La definición más compacta y elocuente de una ley fundamental, se la leí al filósofo noruego Jon Elster: “Las constituciones son cadenas impuestas por Pedro sobrio, sobre Pedro ebrio”. Son documentos que orientan todo un sistema legal. Contienen un mecanismo especial para ser reformados. Se insiste en los llamados “principios pétreos” a los que se les considera intocables.
El derecho tiene su ritual. Si en política, como bien expresaba Reyes Heroles, “La forma es fondo”, en el derecho la imbricación es más profunda. Las leyes y su observancia son elementos culturales que definen a una nación.
En 1803, el jurista norteamericano John Marshall, en el famoso caso Marbury-Madison, declaró inconstitucional una ley, con ello le otorgó al tribunal supremo el papel del máximo intérprete del derecho vigente.
En 1920, en la constitución austriaca, con la participación del jurista Hans Kelsen, se incorporó la figura del tribunal constitucional. En nuestro caso, con la reforma de 1994 se le dio esa categoría a la Suprema Corte en su tarea principal: la de ser custodio de nuestra Carta Magna.
En 1919, al finalizar la Primera Guerra Mundial, terminó el imperio alemán y se creó la República de Weimar. Como escribe uno de sus historiadores, “en tiempos de crisis de las democracias no es casual voltear a mirar” lo que aquí aconteció (Jacobo Dayan). Su Constitución adoptó un sistema parlamentario con una clara división de Poderes. Su artículo 48 diseñó un mecanismo para enfrentar situaciones de emergencia. “Cuando se hayan alterado gravemente, o estén en peligro la seguridad y el orden público… pueden adoptar las medidas indispensables para el restablecimiento de los mismos”. En 1933, después de un misterioso incendio del Reichstag, se emitió la “Ley Habilitante”, que cedió de facto el Poder Legislativo a Hitler. Se denominó pomposamente “Ley para el remedio de las necesidades de pueblo del Reich”. Fue el soporte jurídico para transitar de una república parlamentaria a un sistema totalitario. Según el historiador citado, “las causas del fracaso de la constitución de Weimar fueron la segmentación de los grupos democráticos, la imposibilidad de incrementar el nivel de vida y la nula capacidad de reformar la política social”.

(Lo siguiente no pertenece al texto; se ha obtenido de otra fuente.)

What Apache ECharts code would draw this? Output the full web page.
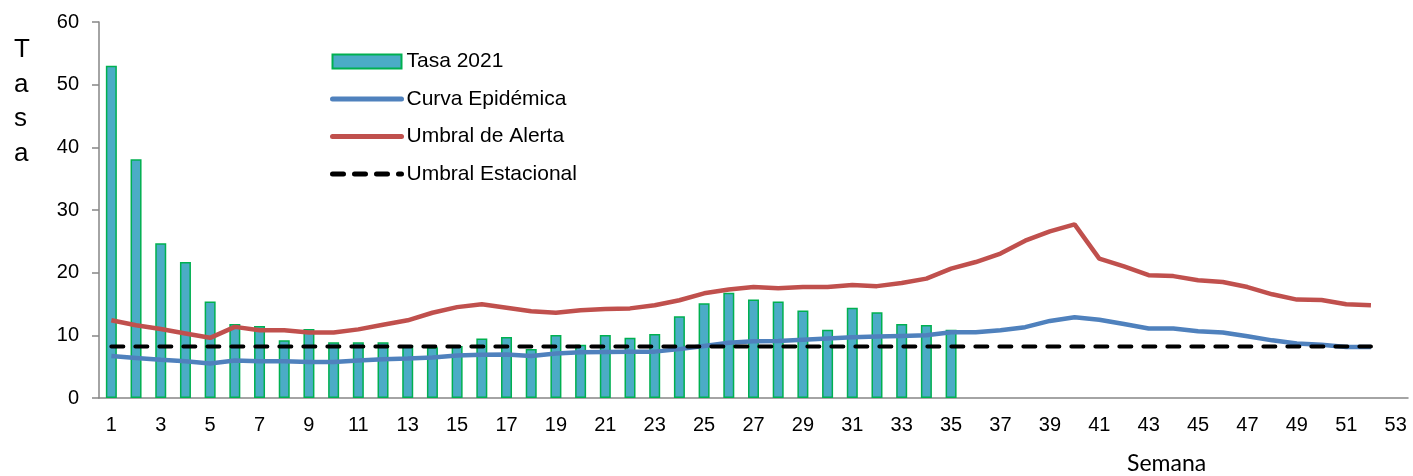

Con estos antecedentes, analicemos nuestra situación, México ha vivido y se ha acentuado a partir del 2 de junio, una profunda crisis constitucional, con un evidente encontronazo de Poderes. El Ejecutivo ha concentrado facultades similares a las concedidas a la mencionada Ley Habilitante. Los medios han dado cuenta detallada de los descarados atropellos a nuestros ordenamientos jurídicos. Con todo y que se le quiere negar a la Suprema Corte su jerarquía, si no tiene capacidad legal para resolver esta crisis, su existencia, como tal, está en un inmenso riesgo, y con ello, todo el Estado de derecho.
Nadie duda cuál debe ser su decisión. La cuestión radica en el proceso para que se ponga a la consideración del pleno. Me parece que la solución nos la da el primero y el último artículo de nuestra Constitución. Ahí se consigna el deber de proteger los derechos humanos. En el título noveno denominado “Inviolabilidad de nuestra Constitución” el artículo 136 expresa: “Esta Constitución no perderá su fuerza y vigor, aun cuando por alguna rebelión interrumpa su observancia. En caso de cualquier trastorno público, se establezca un gobierno contrario a los principios que ella sanciona, tan luego como el pueblo recupere su libertad, se restablecerá su observancia”.
Los supuestos están dados, y en unos días más hay cambio de gobierno. Bien lo escribe Kelsen: “El tribunal constitucional puede ser, en las manos de la minoría, un instrumento propicio para impedir que la mayoría viole inconstitucionalmente sus intereses jurídicamente protegidos y para imponerse en última instancia a la dictadura de las mayorías”.